The residents fear the building can collapse on them at any time. (14ymedio)

“Now the building is worse. The passing of the tornado ended up removing everything, the people from the Housing Office who came the other day said that there is no way to fix this and it needs to be demolished to the foundations, but they haven’t told us if they’re going to take us to a shelter or to other housing.  No one knows anything, meanwhile we’re in danger,” the woman denounces to 14ymedio. She is the mother of two children, one a minor and the other with serious health problems.

The residents open the doors of their apartments to anyone who comes with an interest in helping and show them the deterioration of walls, columns and architraves. The cracks, mostly vertical, are also visible on the outside of the building.

“It’s a lack of respect, first two architects who took note and left, within five days three architects arrived who also took note and left, after which two people arrived saying they were from demolition and warned that the building had to be demolished urgently before a misfortune happened, and they left and we never heard from them again,” she explains.

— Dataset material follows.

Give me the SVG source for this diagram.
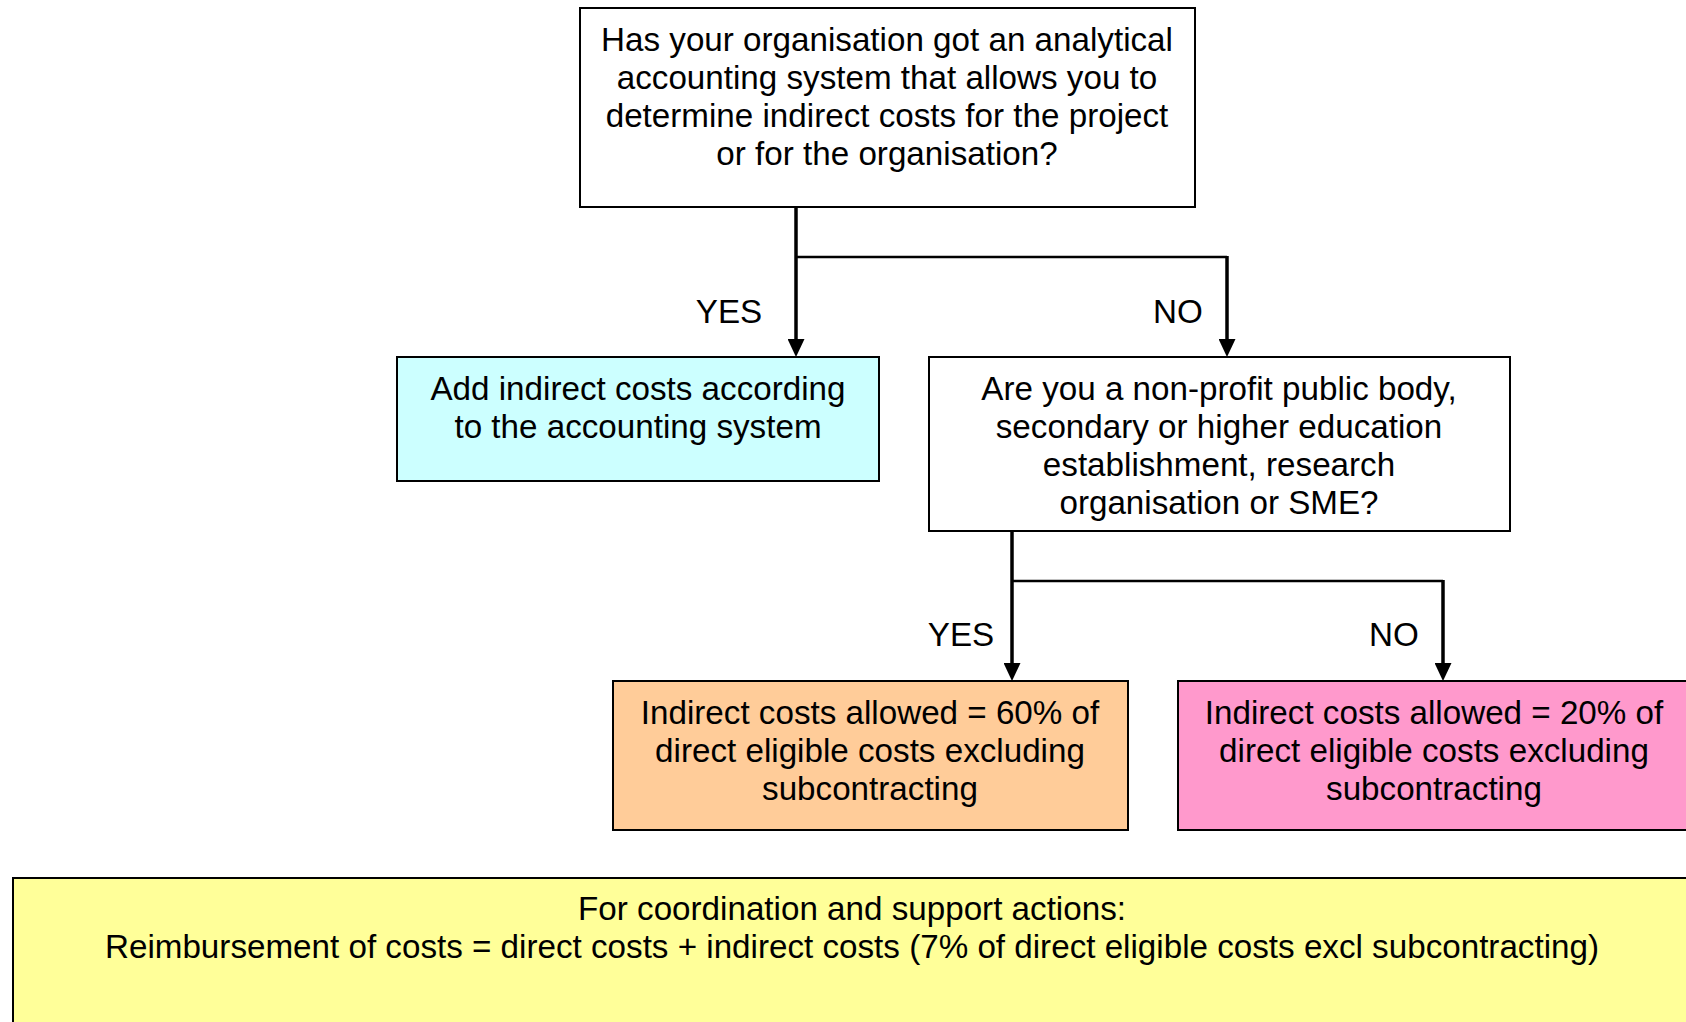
<svg xmlns="http://www.w3.org/2000/svg" width="1686" height="1022" viewBox="0 0 1686 1022">
  <style>
    .box { stroke: #000; stroke-width: 2; }
    .q { fill: #fff; }
    .cyan { fill: #ccffff; }
    .orange { fill: #ffcc99; }
    .pink { fill: #ff99cc; }
    .yellow { fill: #ffff99; }
    text { font-family: "Liberation Sans", Arial, sans-serif; font-size: 33.2px; fill: #000; text-anchor: middle; }
    .conn { fill: none; stroke: #000; stroke-width: 3.5; }
    .branch { fill: none; stroke: #000; stroke-width: 2.5; }
  </style>
  <defs>
    <marker id="arrow" markerUnits="userSpaceOnUse" markerWidth="18" markerHeight="17" viewBox="0 0 18 17" refX="1" refY="8.5" orient="auto">
      <path d="M0,0 L18,8.5 L0,17 Z" fill="#000"/>
    </marker>
  </defs>
  <rect width="1686" height="1022" fill="#fff"/>

  <!-- connectors -->
  <g id="connectors">
    <line class="conn" x1="796" y1="206" x2="796" y2="340" marker-end="url(#arrow)"/>
    <polyline class="branch" points="796,257 1227,257"/>
    <line class="conn" x1="1227" y1="256" x2="1227" y2="340" marker-end="url(#arrow)"/>
    <line class="conn" x1="1012" y1="531" x2="1012" y2="664" marker-end="url(#arrow)"/>
    <polyline class="branch" points="1012,581 1443,581"/>
    <line class="conn" x1="1443" y1="580" x2="1443" y2="664" marker-end="url(#arrow)"/>
    <text x="729" y="322.5">YES</text>
    <text x="1178" y="322.5">NO</text>
    <text x="961" y="645.5">YES</text>
    <text x="1394" y="645.5">NO</text>
  </g>

  <!-- question: accounting system -->
  <g id="q-accounting">
    <rect class="box q" x="580" y="8" width="615" height="199"/>
    <text x="887" y="50.5">Has your organisation got an analytical</text>
    <text x="887" y="88.5">accounting system that allows you to</text>
    <text x="887" y="126.5">determine indirect costs for the project</text>
    <text x="887" y="164.5">or for the organisation?</text>
  </g>

  <!-- outcome: accounting system -->
  <g id="add-indirect">
    <rect class="box cyan" x="397" y="357" width="482" height="124"/>
    <text x="638" y="399.5">Add indirect costs according</text>
    <text x="638" y="437.5">to the accounting system</text>
  </g>

  <!-- question: organisation type -->
  <g id="q-organisation">
    <rect class="box q" x="929" y="357" width="581" height="174"/>
    <text x="1219" y="399.5">Are you a non-profit public body,</text>
    <text x="1219" y="437.5">secondary or higher education</text>
    <text x="1219" y="475.5">establishment, research</text>
    <text x="1219" y="513.5">organisation or SME?</text>
  </g>

  <!-- outcome: 60% -->
  <g id="rate-60">
    <rect class="box orange" x="613" y="681" width="515" height="149"/>
    <text x="870" y="723.5">Indirect costs allowed = 60% of</text>
    <text x="870" y="761.5">direct eligible costs excluding</text>
    <text x="870" y="799.5">subcontracting</text>
  </g>

  <!-- outcome: 20% -->
  <g id="rate-20">
    <rect class="box pink" x="1178" y="681" width="513" height="149"/>
    <text x="1434" y="723.5">Indirect costs allowed = 20% of</text>
    <text x="1434" y="761.5">direct eligible costs excluding</text>
    <text x="1434" y="799.5">subcontracting</text>
  </g>

  <!-- note: coordination and support actions -->
  <g id="csa-note">
    <rect class="box yellow" x="13" y="878" width="1678" height="160"/>
    <text x="852" y="919.5">For coordination and support actions:</text>
    <text x="852" y="957.5">Reimbursement of costs = direct costs + indirect costs (7% of direct eligible costs excl subcontracting)</text>
  </g>
</svg>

Pupo Garcia has no peace thinking about the possibility that the roof might fall in on any night while her family sleeps, and she has placed some beams to avoid the collapse but she knows that if they crumble all her effort will have been in vain.

After the parade of the various committees came delegate and deputy Alberto Osorio, a person they reproach for the lack of concern he has shown by the situation of their community of neighbors. According to Pupo García, the leader has visited the place and has been aware for years of the seriousness and danger that touches the lives of all people living in the building but “has never moved a finger” to expedite a solution.

The building, which currently houses about 50 people, has 21 rooms, each eighteen feet long by eleven and a half wide. The residents have complained to the Provincial Government, the Housing Physical Planning Office and the People’s Power, but in no case have they obtained a response that guarantees their safety.

In the absence of a solution, Pupo García decided to write to Miguel Díaz-Canel through the Twitter account of her eldest daughter.

“We need your help and support, we know the situation that many people are in right now, but if you do not urgently extend your hand we will be the next to be dead or the next injured,” she wrote in the social network. Her biggest concern is that the days of heavy rains are approaching and then hurricane season. “That’s why we ask him, we beg him and we implore him to help us get out of here with our families and our children alive, please, we ask, Mr. President,” she added without getting an answer.

The children play in the street among the construction materials, but the repairs do not reach everyone. (14ymedio)

Every time it is announced that a hurricane is coming, the residents of number 560 are housed in the Abel Santamaría elementary school to avoid injuries due to possible collapses, but they believe that now they are in danger every minute of the day and night.

Yuderkis Pupo García is a woman who does not give up, this week she plans to go to the Population Services Offices of the State Council to leave her complaint in writing. “We are tired of the bureaucracy and the usual run-around,” she says. She also argues that most of the neighbors “are sick people” who receive retirement or social welfare assistance and do not have the resources to look for another alternative.

Around the corner from the 560 building, along Juan Abreu Street, many are rebuilding their houses from the foundations up or repairing what was left of them. In each corner, hills of sand and mountains of blocks are still piled among the playing children and mounds of debris, while the lives of some fifty people are at risk, including children, the elderly and adults.